A NAIC key subgroup is ready to recommend to its parent committee that contingent deferred annuities can be sold by life insurers as synthetic hybrid income annuities (SHIA.)
But the group’s chair, New Jersey’s head actuary Felix Schirripa, in the last minutes of the conference call with industry and consumer advocates, also called into question the regulatory standing of variable annuities with guaranteed lifetime withdrawal benefit (GLWB) riders, citing regulatory concerns on all guarantee products in this new market.
He hinted that scrutiny of even these products may be underway as part of the charge of a new working group he is recommending be formed, in statements revealing his concerns about market risk and insurers’ reserve adequacy for some guaranty products now being sold.
The majority of the NAIC Contingent Deferred Annuity (A) Subgroup’s agree with interested parties that much of the regulatory structure is already in place to regulate these hybrid annuities, but still recommended establishing a new working group to review and develop recommendations for all hybrids annuities, not only SHIAs, specifically targeting solvency and consumer protection-related issues raised by consumer advocates, regulators, and some company actuaries.
Although the industry members on the call were unclear on his intention, and whether it was spread across the NAIC, they were clearly flummoxed at the suggestion that these older, more accepted products were now under a possible review for their suitability for underwriting by life insurers.
It is still early in the process, and the intention is still unclear, but Schirripa will be asking the NAIC Life Insurance and Annuities (A) Committee to review what he terms all hybrid annuity products.
The NAIC – and industry – took pains to define terms during a call today on the controversial products.
A CDA is an annuity which guarantees a lifetime of periodic income payments based on the value of a covered Asset Account, as the industry defines it.

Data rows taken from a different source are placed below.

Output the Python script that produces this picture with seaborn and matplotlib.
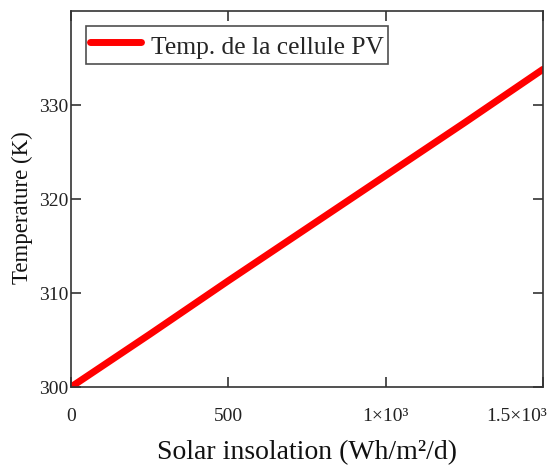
import matplotlib
matplotlib.use("Agg")
import matplotlib.pyplot as plt
import matplotlib.transforms as mtransforms
import seaborn as sns
import pandas as pd

insolation = [0, 250, 500, 750, 1000, 1250, 1500]
temperature = [300.0, 305.6, 311.3, 316.9, 322.5, 328.1, 333.8]
x_ticks = [0, 500, 1000, 1500]
x_ticklabels = ["0", "500", "1\u00d710\u00b3", "1.5\u00d710\u00b3"]
y_ticks = [300, 310, 320, 330]
series_label = "Temp. de la cellule PV"

sns.set_style("white")
plt.rcParams["font.family"] = ["Liberation Serif", "DejaVu Serif"]

df = pd.DataFrame({"x": insolation, "y": temperature})

fig = plt.figure(figsize=(5.47, 4.66), dpi=100)
ax = fig.add_axes([71/547, 1 - 387/466, (543-71)/547, (387-11)/466])
sns.lineplot(data=df, x="x", y="y", ax=ax, color="#ff0000", linewidth=5,
             label=series_label)
ax.set_xlim(0, 1500)
ax.set_ylim(300, 340)
ax.set_xticks(x_ticks)
ax.set_xticklabels(x_ticklabels)
ax.set_yticks(y_ticks)
ax.tick_params(direction="in", length=7, width=1.2, colors="#333333",
               labelcolor="#222222", labelsize=14, top=True, right=True,
               bottom=True, left=True)
ax.tick_params(axis="x", pad=15)
ax.tick_params(axis="y", pad=2)
# shift last x tick label so it ends at the figure edge like the reference
last = ax.get_xticklabels()[-1]
last.set_horizontalalignment("right")
last.set_transform(last.get_transform() +
                   mtransforms.ScaledTranslation(4/100, 0, fig.dpi_scale_trans))
for s in ax.spines.values():
    s.set_color("#333333")
    s.set_linewidth(1.2)
ax.set_xlabel("Solar insolation (Wh/m\u00b2/d)", fontsize=20, labelpad=11, color="#111111")
ax.set_ylabel("Temperature (K)", fontsize=16.5, color="#111111")
ax.yaxis.set_label_coords(-0.081, 0.477)
leg = ax.legend(loc="upper left", bbox_to_anchor=(0.032, 0.96), fontsize=18.4,
                frameon=True, fancybox=False, handlelength=2.0, handleheight=1.45,
                borderpad=0.15, handletextpad=0.4, borderaxespad=0)
leg.get_frame().set_edgecolor("#222222")
leg.get_frame().set_linewidth(1.2)
fig.savefig("out.png", dpi=100)
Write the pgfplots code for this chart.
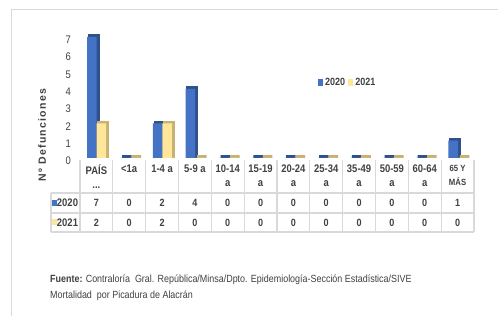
\documentclass[border=0pt]{standalone}
\usepackage{pgfplots}
\pgfplotsset{compat=1.18}
\usepackage{fontspec}
\setmainfont{Liberation Sans}[FakeStretch=0.86]
\newfontfamily\ylabfont{Liberation Sans}[LetterSpace=12]
\definecolor{bfront}{HTML}{4472C4}
\definecolor{bside}{HTML}{2F528F}
\definecolor{yfront}{HTML}{FFE699}
\definecolor{yside}{HTML}{C8B273}
\definecolor{txt}{HTML}{404040}
\definecolor{gridc}{HTML}{D9D9D9}
\newcommand\fs[2][1.25]{\fontsize{#2}{#1\dimexpr #2pt\relax}\selectfont}
\begin{document}
\begin{tikzpicture}
\useasboundingbox (0pt,0pt) rectangle (499pt,316pt);
% frame
\draw[gridc, line width=1pt] (11pt,0pt) -- (11pt,306pt) -- (498pt,306pt);
\begin{axis}[
  at={(80pt,158pt)}, anchor=south west,
  scale only axis, width=394pt, height=129.75pt,
  xmin=-0.5, xmax=11.5, ymin=0, ymax=7.5,
  axis line style={draw=none}, major tick length=0pt,
  clip=false,
  ybar, bar width=9.5pt,
  ytick={0,1,2,3,4,5,6,7},
  /pgf/number format/assume math mode=true,
  yticklabel style={font=\fs{11}, text=txt, anchor=east, inner sep=0pt, xshift=-9pt, yshift=-3pt},
  xtick={0,1,2,3,4,5,6,7,8,9,10,11},
  xticklabels={{\textbf{PAÍS}\\\textbf{...}},{\textbf{<1a}},{\textbf{1-4 a}},{\textbf{5-9 a}},
    {\textbf{10-14}\\\textbf{a}},{\textbf{15-19}\\\textbf{a}},{\textbf{20-24}\\\textbf{a}},
    {\textbf{25-34}\\\textbf{a}},{\textbf{35-49}\\\textbf{a}},{\textbf{50-59}\\\textbf{a}},
    {\textbf{60-64}\\\textbf{a}},{\fs[1.3]{9}\textbf{65 Y}\\\fs[1.3]{9}\textbf{MÁS}}},
  xticklabel style={font=\fs{11}, text=txt, anchor=north, align=center, inner sep=0pt, yshift=-7pt},
  legend style={at={(0.604,0.582)}, anchor=west, draw=none, fill=none, inner sep=0pt,
    font=\fs{10.5}\bfseries, text=txt, legend columns=2,
    /tikz/every even column/.append style={column sep=1pt},
    /tikz/every odd column/.append style={column sep=0pt}},
  legend image code/.code={\fill[#1] (0pt,-3.5pt) rectangle (5pt,3.5pt);},
]
% side/top faces (3D depth)
\addplot[forget plot, bar shift=-2.5pt, yshift=1.5pt, fill=bside, draw=bside, line width=2.5pt]
  coordinates {(0,7) (1,0) (2,2) (3,4) (4,0) (5,0) (6,0) (7,0) (8,0) (9,0) (10,0) (11,1)};
\addplot[forget plot, bar shift=7pt, yshift=1.5pt, fill=yside, draw=yside, line width=2.5pt]
  coordinates {(0,2) (1,0) (2,2) (3,0) (4,0) (5,0) (6,0) (7,0) (8,0) (9,0) (10,0) (11,0)};
% front faces
\addplot[bar shift=-4.5pt, fill=bfront, draw=none]
  coordinates {(0,7) (1,0) (2,2) (3,4) (4,0) (5,0) (6,0) (7,0) (8,0) (9,0) (10,0) (11,1)};
\addlegendentry{2020}
\addplot[bar shift=5pt, fill=yfront, draw=none]
  coordinates {(0,2) (1,0) (2,2) (3,0) (4,0) (5,0) (6,0) (7,0) (8,0) (9,0) (10,0) (11,0)};
\addlegendentry{2021}
\end{axis}
% data table grid
\foreach \k in {0,...,12} {
  \pgfmathsetmacro\xx{80+32.83*\k}
  \draw[gridc, line width=1.2pt] (\xx pt,156pt) -- (\xx pt,84pt);
}
\draw[gridc, line width=1.2pt] (51pt,123pt) -- (51pt,84pt);
\foreach \yy in {123,103,84} {
  \draw[gridc, line width=1.2pt] (51pt,\yy pt) -- (474pt,\yy pt);
}
% row keys
\fill[bfront] (52pt,110pt) rectangle (57pt,116pt);
\node[font=\fs{11}\bfseries, text=txt, inner sep=0pt] at (67.5pt,113pt) {2020};
\fill[yfront] (52pt,90.5pt) rectangle (57pt,96.5pt);
\node[font=\fs{11}\bfseries, text=txt, inner sep=0pt] at (67.5pt,93.5pt) {2021};
% row values
\foreach \v [count=\i from 0] in {7,0,2,4,0,0,0,0,0,0,0,1} {
  \pgfmathsetmacro\xx{96.4+32.83*\i}
  \node[font=\fs{10.5}\bfseries, text=txt, inner sep=0pt] at (\xx pt,113pt) {\v};
}
\foreach \v [count=\i from 0] in {2,0,2,0,0,0,0,0,0,0,0,0} {
  \pgfmathsetmacro\xx{96.4+32.83*\i}
  \node[font=\fs{10.5}\bfseries, text=txt, inner sep=0pt] at (\xx pt,93.5pt) {\v};
}
% y label
\node[rotate=90, font=\ylabfont\fs{10.5}\bfseries, text=txt, inner sep=0pt] at (42pt,181pt) {Nº Defunciones};
% footnote
\node[anchor=base west, font=\fs{10.4}, text=txt, inner sep=0pt] at (50pt,33pt)
  {\textbf{Fuente:} Contraloría\ \ Gral. República/Minsa/Dpto. Epidemiología-Sección Estadística/SIVE};
\node[anchor=base west, font=\fs{10.4}, text=txt, inner sep=0pt] at (50pt,17pt)
  {Mortalidad\ \ por Picadura de Alacrán};
\end{tikzpicture}
\end{document}
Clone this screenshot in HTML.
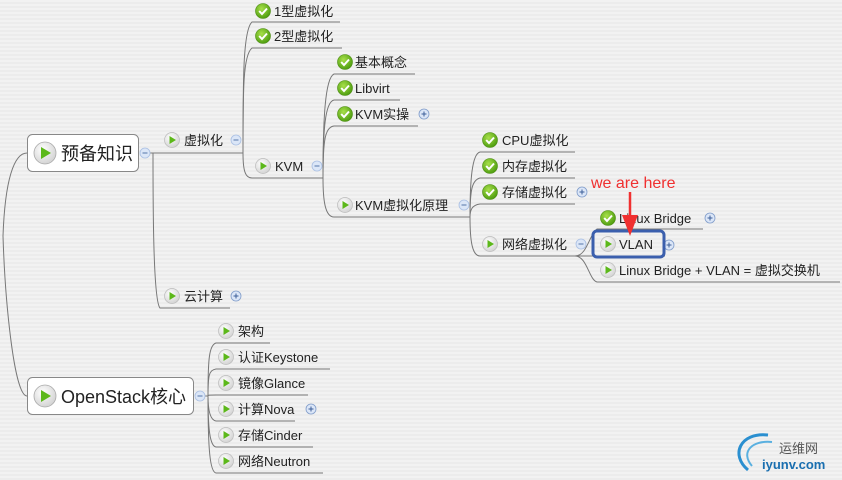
<!DOCTYPE html>
<html><head><meta charset="utf-8"><style>
html,body{margin:0;padding:0;width:842px;height:480px;overflow:hidden;background:#efefef;}
svg{display:block}
text{font-family:"Liberation Sans","Noto Sans CJK SC",sans-serif;fill:#222;}
</style></head><body>
<svg width="842" height="480" viewBox="0 0 842 480" xmlns="http://www.w3.org/2000/svg">
<defs>
<pattern id="st" width="4" height="4" patternUnits="userSpaceOnUse"><rect width="4" height="2" fill="#f2f2f2"/><rect y="2" width="4" height="2" fill="#ececec"/></pattern>
<radialGradient id="gc" cx="40%" cy="35%" r="65%"><stop offset="0" stop-color="#a8e04a"/><stop offset="1" stop-color="#4f9e10"/></radialGradient>
<radialGradient id="gp" cx="40%" cy="35%" r="65%"><stop offset="0" stop-color="#ffffff"/><stop offset="1" stop-color="#d4d4d4"/></radialGradient>
<g id="chk"><circle r="7.5" fill="url(#gc)" stroke="#4a8a10" stroke-width="0.6"/><path d="M-3.8,0 L-1,3 L4,-2.5" fill="none" stroke="#fff" stroke-width="2"/></g>
<g id="ply"><circle r="7.5" fill="url(#gp)" stroke="#bbb" stroke-width="0.7"/><path d="M-2.5,-4 L4,0 L-2.5,4Z" fill="#5cb81a"/></g>
<g id="bply"><circle r="11" fill="url(#gp)" stroke="#aaa" stroke-width="0.8"/><path d="M-4,-6 L6,0 L-4,6Z" fill="#5cb81a"/></g>
<g id="mn"><circle r="5" fill="#dbe6f7" stroke="#a9bfe3" stroke-width="0.8"/><path d="M-2.5,0H2.5" stroke="#5577aa" stroke-width="1"/></g>
<g id="pl"><circle r="5" fill="#dbe6f7" stroke="#7f9bc9" stroke-width="0.8"/><path d="M-2.5,0H2.5M0,-2.5V2.5" stroke="#3d5f99" stroke-width="1"/></g>
</defs>
<rect width="842" height="480" fill="url(#st)"/>
<g fill="none" stroke="#777" stroke-width="1">
<!-- root -->
<path d="M3,236 C5,180 14,153 27,153"/>
<path d="M3,236 C5,300 14,396 27,396"/>
<!-- 预备知识 -->
<path d="M150,153 H243"/>
<path d="M153,153 C153,200 153,300 160,308 H230"/>
<!-- 虚拟化 branch -->
<path d="M243,153 C243,80 243,30 252,22 H340"/>
<path d="M243,153 C243,90 243,55 252,48 H342"/>
<path d="M243,153 C243,170 245,178 252,178 H323"/>
<!-- KVM branch -->
<path d="M323,178 C323,120 325,78 334,74 H415"/>
<path d="M323,178 C323,130 325,102 334,100 H400"/>
<path d="M323,178 C323,140 325,127 334,126 H418"/>
<path d="M323,178 C323,200 325,217 334,217 H470"/>
<!-- 原理 branch -->
<path d="M470,217 C470,180 472,154 480,152 H575"/>
<path d="M470,217 C470,190 472,180 480,178 H575"/>
<path d="M470,217 C470,210 472,205 480,204 H575"/>
<path d="M470,217 C470,240 472,256 480,256 H575"/>
<!-- 网络 branch -->
<path d="M575,256 C587,256 589,235 597,229 H703"/>
<path d="M575,256 H665"/>
<path d="M575,256 C587,256 589,280 597,282 H840"/>
<!-- OpenStack -->
<path d="M197,396 H208"/>
<path d="M208,396 C208,360 209,345 216,343 H270"/>
<path d="M208,396 C208,375 209,370 216,369 H330"/>
<path d="M208,396 C208,395 210,395 216,395 H308"/>
<path d="M208,396 C208,410 210,420 216,421 H295"/>
<path d="M208,396 C208,430 210,446 216,447 H313"/>
<path d="M208,396 C208,450 210,472 216,473 H323"/>
</g>
<!-- root boxes -->
<rect x="27.5" y="134.5" width="111" height="37" rx="5" fill="#fff" stroke="#888"/>
<use href="#bply" x="45" y="153"/>
<text x="61" y="160" font-size="18">预备知识</text>
<use href="#mn" x="145" y="153"/>
<rect x="27.5" y="377.5" width="166" height="37" rx="5" fill="#fff" stroke="#888"/>
<use href="#bply" x="45" y="396"/>
<text x="61" y="403" font-size="18">OpenStack核心</text>
<use href="#mn" x="200" y="396"/>
<g font-size="13">
<use href="#ply" x="172" y="140"/><text x="184" y="145" font-size="13">虚拟化</text><use href="#mn" x="236" y="140"/>
<use href="#ply" x="172" y="296"/><text x="184" y="301" font-size="13">云计算</text><use href="#pl" x="236" y="296"/>
<use href="#chk" x="263" y="11"/><text x="274" y="16" font-size="13">1型虚拟化</text>
<use href="#chk" x="263" y="36"/><text x="274" y="41" font-size="13">2型虚拟化</text>
<use href="#ply" x="263" y="166"/><text x="275" y="171" font-size="13">KVM</text><use href="#mn" x="317" y="166"/>
<use href="#chk" x="345" y="62"/><text x="355" y="67" font-size="13">基本概念</text>
<use href="#chk" x="345" y="88"/><text x="355" y="93" font-size="13">Libvirt</text>
<use href="#chk" x="345" y="114"/><text x="355" y="119" font-size="13">KVM实操</text><use href="#pl" x="424" y="114"/>
<use href="#ply" x="345" y="205"/><text x="355" y="210" font-size="13">KVM虚拟化原理</text><use href="#mn" x="464" y="205"/>
<use href="#chk" x="490" y="140"/><text x="502" y="145" font-size="13">CPU虚拟化</text>
<use href="#chk" x="490" y="166"/><text x="502" y="171" font-size="13">内存虚拟化</text>
<use href="#chk" x="490" y="192"/><text x="502" y="197" font-size="13">存储虚拟化</text><use href="#pl" x="582" y="192"/>
<use href="#ply" x="490" y="244"/><text x="502" y="249" font-size="13">网络虚拟化</text><use href="#mn" x="581" y="244"/>
<use href="#chk" x="608" y="218"/><text x="619" y="223" font-size="13">Linux Bridge</text><use href="#pl" x="710" y="218"/>
<use href="#ply" x="608" y="244"/><text x="619" y="249" font-size="13">VLAN</text><use href="#pl" x="669" y="245"/>
<use href="#ply" x="608" y="270"/><text x="619" y="275" font-size="13">Linux Bridge + VLAN = 虚拟交换机</text>
<use href="#ply" x="226" y="331"/><text x="238" y="336" font-size="13">架构</text>
<use href="#ply" x="226" y="357"/><text x="238" y="362" font-size="13">认证Keystone</text>
<use href="#ply" x="226" y="383"/><text x="238" y="388" font-size="13">镜像Glance</text>
<use href="#ply" x="226" y="409"/><text x="238" y="414" font-size="13">计算Nova</text><use href="#pl" x="311" y="409"/>
<use href="#ply" x="226" y="435"/><text x="238" y="440" font-size="13">存储Cinder</text>
<use href="#ply" x="226" y="461"/><text x="238" y="466" font-size="13">网络Neutron</text>
</g>
<!-- highlight -->
<rect x="593" y="231" width="71" height="26" rx="4" fill="none" stroke="#3b5fad" stroke-width="3"/>
<text x="591" y="188" font-size="16" style="fill:#f03030">we are here</text>
<path d="M630,192 V220" stroke="#f03030" stroke-width="2.5"/>
<path d="M622,215 L638,215 L630,236Z" fill="#f03030"/>
<!-- watermark -->
<path d="M748,470 C730,455 740,432 768,435" fill="none" stroke="#2a8fd0" stroke-width="3"/>
<path d="M752,466 C740,452 752,440 772,442" fill="none" stroke="#5ab0e0" stroke-width="2"/>
<text x="779" y="453" font-size="13" style="fill:#555">运维网</text>
<text x="762" y="469" font-size="13" font-weight="bold" style="fill:#1a6fb0">iyunv.com</text>
</svg>
</body></html>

CDA income payments are contingent on the survival of the CDA owner/annuitant and the depletion of the covered asset account.
Schirripa defined a “hybrid income annuity” as a contract that provides lifetime income benefits triggered by the depletion of, or change in the value of, assets held in an account for the annuitant. (An example of a hybrid income annuity is a guaranteed lifetime withdrawal benefit rider, or GLWB, added to a variable annuity.)
A “synthetic hybrid income annuity” as a hybrid income annuity, except that the assets in the account are not owned by the insurer, as in CDAs, according to Schirripa.
Both are now under scrutiny, even though the former have been sold for some time and many policies are in force.